-- Listed records --
○ ○ ○

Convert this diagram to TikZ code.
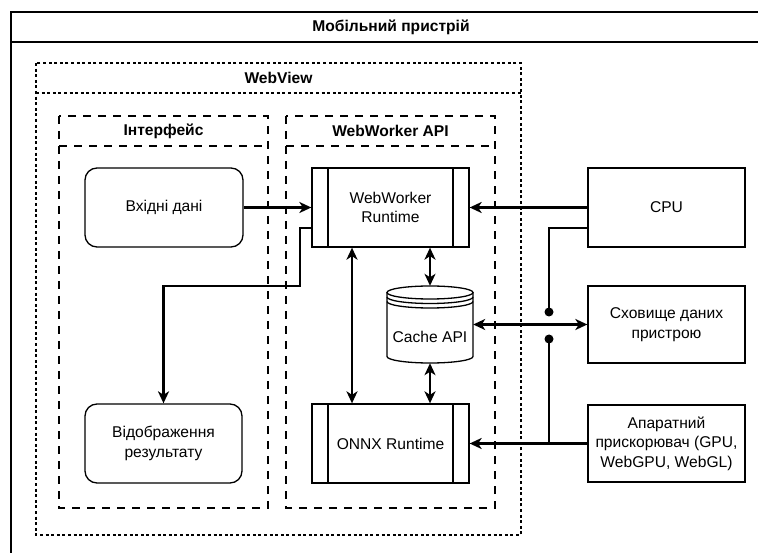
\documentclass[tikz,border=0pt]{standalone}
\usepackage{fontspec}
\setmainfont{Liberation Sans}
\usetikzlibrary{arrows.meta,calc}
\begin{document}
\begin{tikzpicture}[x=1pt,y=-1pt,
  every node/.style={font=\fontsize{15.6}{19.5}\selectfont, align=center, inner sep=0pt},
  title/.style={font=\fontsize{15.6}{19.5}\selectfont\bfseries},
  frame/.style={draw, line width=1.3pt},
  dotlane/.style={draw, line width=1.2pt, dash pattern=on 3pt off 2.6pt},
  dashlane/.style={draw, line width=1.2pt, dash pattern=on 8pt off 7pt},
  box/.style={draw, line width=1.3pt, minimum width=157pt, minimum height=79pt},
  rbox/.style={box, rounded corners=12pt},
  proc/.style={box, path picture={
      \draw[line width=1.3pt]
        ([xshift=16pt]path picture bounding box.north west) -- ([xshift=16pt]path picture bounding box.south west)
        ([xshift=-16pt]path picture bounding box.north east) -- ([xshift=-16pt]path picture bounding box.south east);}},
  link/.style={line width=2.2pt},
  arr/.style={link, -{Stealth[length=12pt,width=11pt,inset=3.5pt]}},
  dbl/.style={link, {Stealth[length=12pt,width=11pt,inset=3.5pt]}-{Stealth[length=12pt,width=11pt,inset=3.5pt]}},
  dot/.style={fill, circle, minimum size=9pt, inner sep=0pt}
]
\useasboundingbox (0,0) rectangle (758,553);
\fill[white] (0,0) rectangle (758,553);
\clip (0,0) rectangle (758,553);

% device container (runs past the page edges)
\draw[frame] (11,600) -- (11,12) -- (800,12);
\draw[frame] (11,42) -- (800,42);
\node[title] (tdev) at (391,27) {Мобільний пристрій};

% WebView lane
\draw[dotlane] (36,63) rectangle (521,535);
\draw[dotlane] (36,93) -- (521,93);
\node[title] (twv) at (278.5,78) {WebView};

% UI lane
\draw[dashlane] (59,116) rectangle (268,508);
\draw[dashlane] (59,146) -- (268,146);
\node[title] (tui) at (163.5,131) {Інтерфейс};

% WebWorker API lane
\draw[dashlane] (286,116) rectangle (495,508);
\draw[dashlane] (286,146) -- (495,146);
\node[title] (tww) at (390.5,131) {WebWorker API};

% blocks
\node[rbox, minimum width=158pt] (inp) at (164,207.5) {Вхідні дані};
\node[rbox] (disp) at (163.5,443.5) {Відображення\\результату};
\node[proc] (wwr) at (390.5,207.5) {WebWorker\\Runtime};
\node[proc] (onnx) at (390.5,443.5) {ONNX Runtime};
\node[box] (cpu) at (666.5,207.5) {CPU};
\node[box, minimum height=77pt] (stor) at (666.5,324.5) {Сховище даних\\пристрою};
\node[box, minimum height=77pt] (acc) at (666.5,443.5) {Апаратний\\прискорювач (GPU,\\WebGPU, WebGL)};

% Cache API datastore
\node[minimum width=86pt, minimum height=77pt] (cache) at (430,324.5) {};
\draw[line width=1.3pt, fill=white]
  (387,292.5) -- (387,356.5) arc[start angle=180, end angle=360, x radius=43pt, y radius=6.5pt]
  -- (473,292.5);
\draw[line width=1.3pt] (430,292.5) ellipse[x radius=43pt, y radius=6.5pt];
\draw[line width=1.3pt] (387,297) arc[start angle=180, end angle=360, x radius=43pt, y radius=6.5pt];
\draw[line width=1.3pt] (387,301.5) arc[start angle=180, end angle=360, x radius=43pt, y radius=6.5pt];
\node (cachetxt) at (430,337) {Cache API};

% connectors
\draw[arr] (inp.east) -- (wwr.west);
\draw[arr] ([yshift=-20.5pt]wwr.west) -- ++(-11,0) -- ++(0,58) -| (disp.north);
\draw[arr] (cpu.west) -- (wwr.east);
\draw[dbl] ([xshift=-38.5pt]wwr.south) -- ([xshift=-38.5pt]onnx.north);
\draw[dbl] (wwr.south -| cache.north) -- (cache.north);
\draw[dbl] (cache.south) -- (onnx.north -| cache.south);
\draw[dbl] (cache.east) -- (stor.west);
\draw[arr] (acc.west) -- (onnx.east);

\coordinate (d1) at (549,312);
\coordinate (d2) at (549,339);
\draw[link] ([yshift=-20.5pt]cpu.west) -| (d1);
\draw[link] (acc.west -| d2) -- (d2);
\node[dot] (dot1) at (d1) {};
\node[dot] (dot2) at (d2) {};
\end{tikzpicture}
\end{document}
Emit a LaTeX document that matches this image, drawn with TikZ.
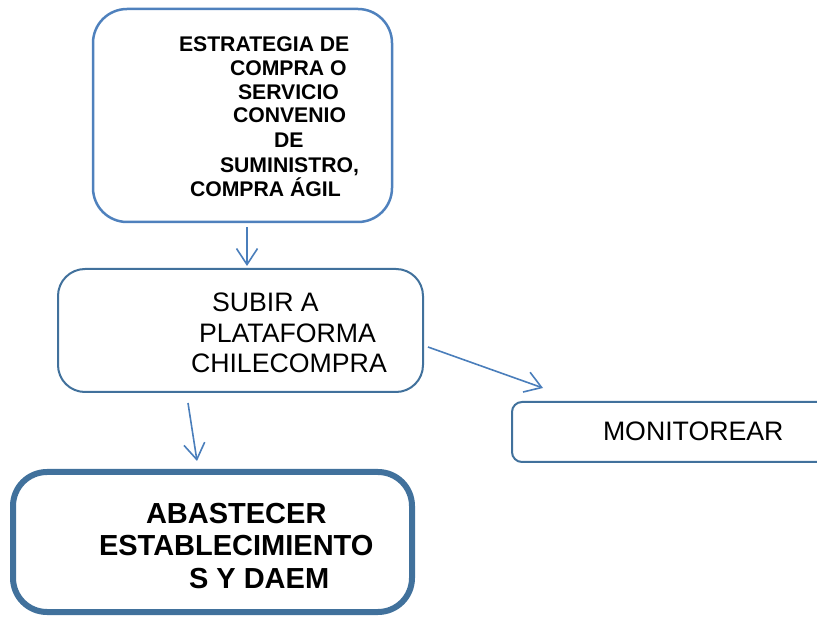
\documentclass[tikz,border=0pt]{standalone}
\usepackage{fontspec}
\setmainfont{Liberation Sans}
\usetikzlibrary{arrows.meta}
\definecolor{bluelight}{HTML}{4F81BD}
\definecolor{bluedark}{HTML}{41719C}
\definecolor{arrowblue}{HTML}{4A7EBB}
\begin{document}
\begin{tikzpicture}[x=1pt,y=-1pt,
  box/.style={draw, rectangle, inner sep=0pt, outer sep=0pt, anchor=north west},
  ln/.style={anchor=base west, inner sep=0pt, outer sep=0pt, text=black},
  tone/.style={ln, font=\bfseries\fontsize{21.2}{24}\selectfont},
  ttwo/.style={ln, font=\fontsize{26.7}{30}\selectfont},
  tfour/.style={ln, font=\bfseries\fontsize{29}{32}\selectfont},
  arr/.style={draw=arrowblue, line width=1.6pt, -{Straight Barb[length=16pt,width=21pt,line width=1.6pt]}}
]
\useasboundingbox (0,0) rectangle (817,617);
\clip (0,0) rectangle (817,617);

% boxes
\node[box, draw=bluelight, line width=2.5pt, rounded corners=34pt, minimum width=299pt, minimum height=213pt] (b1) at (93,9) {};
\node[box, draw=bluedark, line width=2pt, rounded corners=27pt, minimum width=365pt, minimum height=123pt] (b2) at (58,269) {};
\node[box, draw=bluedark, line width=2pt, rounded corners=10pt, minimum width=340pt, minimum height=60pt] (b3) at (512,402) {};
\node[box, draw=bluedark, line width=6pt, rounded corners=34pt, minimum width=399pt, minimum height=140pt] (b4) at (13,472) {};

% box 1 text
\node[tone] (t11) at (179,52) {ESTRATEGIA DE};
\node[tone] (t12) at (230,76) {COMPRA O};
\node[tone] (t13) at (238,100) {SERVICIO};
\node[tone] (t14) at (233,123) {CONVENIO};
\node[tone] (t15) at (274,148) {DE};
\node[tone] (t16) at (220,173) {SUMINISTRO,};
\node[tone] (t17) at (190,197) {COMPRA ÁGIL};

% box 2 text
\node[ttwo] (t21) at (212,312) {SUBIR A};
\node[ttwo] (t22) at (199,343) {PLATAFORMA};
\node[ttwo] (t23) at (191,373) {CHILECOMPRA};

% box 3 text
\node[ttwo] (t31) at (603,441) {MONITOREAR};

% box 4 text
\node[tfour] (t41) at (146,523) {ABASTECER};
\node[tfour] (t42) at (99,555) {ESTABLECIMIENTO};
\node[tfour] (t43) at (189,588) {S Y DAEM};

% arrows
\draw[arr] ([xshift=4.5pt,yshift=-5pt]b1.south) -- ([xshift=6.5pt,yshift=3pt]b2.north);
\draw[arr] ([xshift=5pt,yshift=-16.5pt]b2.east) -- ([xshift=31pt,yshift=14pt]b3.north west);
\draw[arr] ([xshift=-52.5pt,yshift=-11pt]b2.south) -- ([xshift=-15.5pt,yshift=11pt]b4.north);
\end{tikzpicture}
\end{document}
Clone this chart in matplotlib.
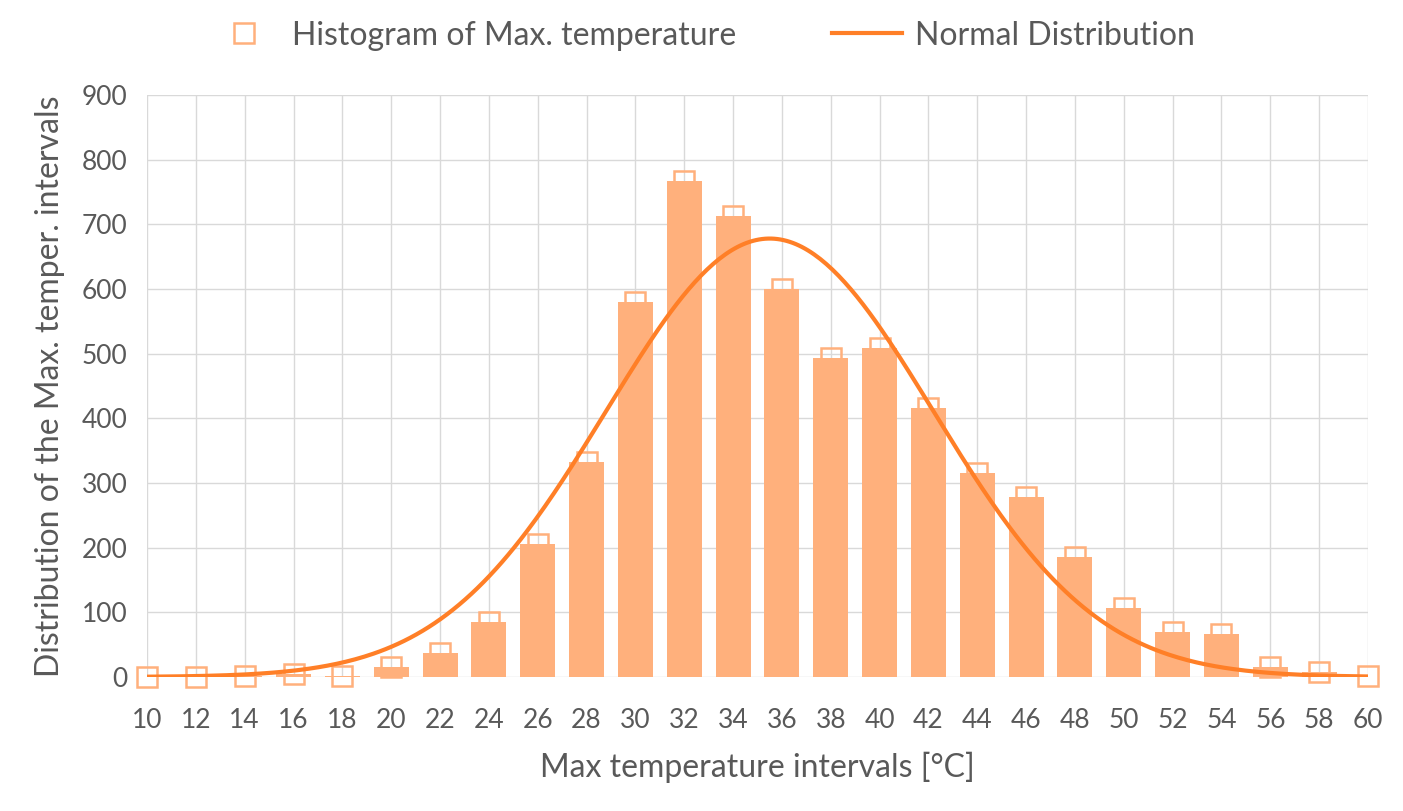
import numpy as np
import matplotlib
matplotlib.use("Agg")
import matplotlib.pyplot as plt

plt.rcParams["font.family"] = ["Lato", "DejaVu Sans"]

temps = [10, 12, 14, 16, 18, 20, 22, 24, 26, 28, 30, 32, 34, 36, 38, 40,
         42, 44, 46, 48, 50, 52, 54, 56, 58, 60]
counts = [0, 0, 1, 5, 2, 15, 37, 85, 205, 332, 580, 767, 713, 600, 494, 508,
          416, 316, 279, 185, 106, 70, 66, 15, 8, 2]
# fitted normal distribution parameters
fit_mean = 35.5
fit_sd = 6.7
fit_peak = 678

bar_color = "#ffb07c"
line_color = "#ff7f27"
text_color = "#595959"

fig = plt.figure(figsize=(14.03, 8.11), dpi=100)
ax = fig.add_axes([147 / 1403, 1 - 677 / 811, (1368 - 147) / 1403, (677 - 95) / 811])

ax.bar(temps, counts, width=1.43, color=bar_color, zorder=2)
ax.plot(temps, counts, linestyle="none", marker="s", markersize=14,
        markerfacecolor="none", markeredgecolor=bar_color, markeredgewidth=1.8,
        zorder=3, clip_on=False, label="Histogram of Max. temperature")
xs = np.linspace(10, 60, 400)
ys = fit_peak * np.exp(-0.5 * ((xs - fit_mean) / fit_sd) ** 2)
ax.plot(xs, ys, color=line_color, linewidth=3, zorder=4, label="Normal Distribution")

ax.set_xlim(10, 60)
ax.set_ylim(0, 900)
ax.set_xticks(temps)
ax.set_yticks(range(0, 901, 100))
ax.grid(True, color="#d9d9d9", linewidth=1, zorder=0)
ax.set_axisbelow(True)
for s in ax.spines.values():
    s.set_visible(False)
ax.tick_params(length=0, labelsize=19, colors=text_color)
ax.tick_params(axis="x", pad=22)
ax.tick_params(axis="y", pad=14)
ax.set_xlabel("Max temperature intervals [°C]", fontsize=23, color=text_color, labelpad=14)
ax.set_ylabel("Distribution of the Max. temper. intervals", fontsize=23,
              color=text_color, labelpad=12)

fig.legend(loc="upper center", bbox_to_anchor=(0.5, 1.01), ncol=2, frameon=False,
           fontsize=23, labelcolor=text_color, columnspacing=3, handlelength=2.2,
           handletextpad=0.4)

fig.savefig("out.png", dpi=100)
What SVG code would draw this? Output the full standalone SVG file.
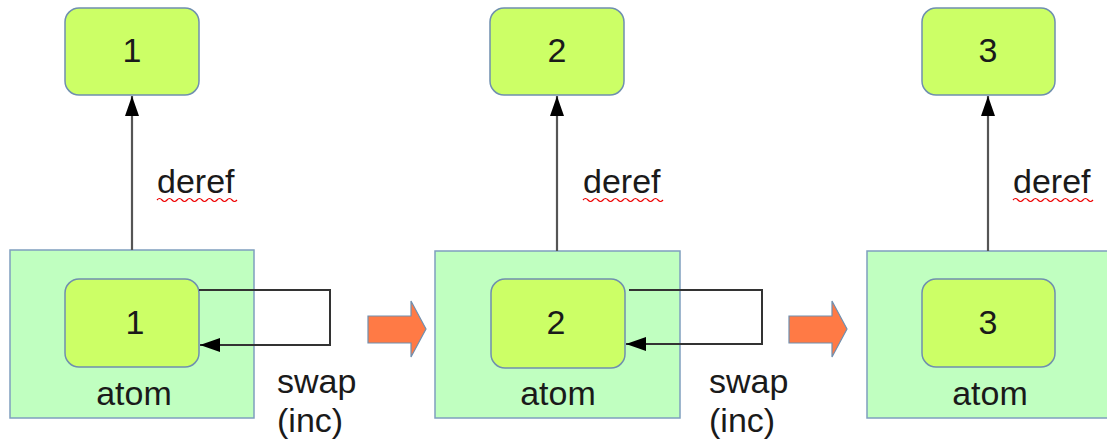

○ ○ ○

-- What you will do --
The required output is the exact run of lines from the start of the records through the line containing "(tdev) at (391,27)", both ends included, with no pictures.

-- Result of the task --
Convert this diagram to TikZ code.
\documentclass[tikz,border=0pt]{standalone}
\usepackage{fontspec}
\setmainfont{Liberation Sans}
\usetikzlibrary{arrows.meta,calc}
\begin{document}
\begin{tikzpicture}[x=1pt,y=-1pt,
  every node/.style={font=\fontsize{15.6}{19.5}\selectfont, align=center, inner sep=0pt},
  title/.style={font=\fontsize{15.6}{19.5}\selectfont\bfseries},
  frame/.style={draw, line width=1.3pt},
  dotlane/.style={draw, line width=1.2pt, dash pattern=on 3pt off 2.6pt},
  dashlane/.style={draw, line width=1.2pt, dash pattern=on 8pt off 7pt},
  box/.style={draw, line width=1.3pt, minimum width=157pt, minimum height=79pt},
  rbox/.style={box, rounded corners=12pt},
  proc/.style={box, path picture={
      \draw[line width=1.3pt]
        ([xshift=16pt]path picture bounding box.north west) -- ([xshift=16pt]path picture bounding box.south west)
        ([xshift=-16pt]path picture bounding box.north east) -- ([xshift=-16pt]path picture bounding box.south east);}},
  link/.style={line width=2.2pt},
  arr/.style={link, -{Stealth[length=12pt,width=11pt,inset=3.5pt]}},
  dbl/.style={link, {Stealth[length=12pt,width=11pt,inset=3.5pt]}-{Stealth[length=12pt,width=11pt,inset=3.5pt]}},
  dot/.style={fill, circle, minimum size=9pt, inner sep=0pt}
]
\useasboundingbox (0,0) rectangle (758,553);
\fill[white] (0,0) rectangle (758,553);
\clip (0,0) rectangle (758,553);

% device container (runs past the page edges)
\draw[frame] (11,600) -- (11,12) -- (800,12);
\draw[frame] (11,42) -- (800,42);
\node[title] (tdev) at (391,27) {Мобільний пристрій};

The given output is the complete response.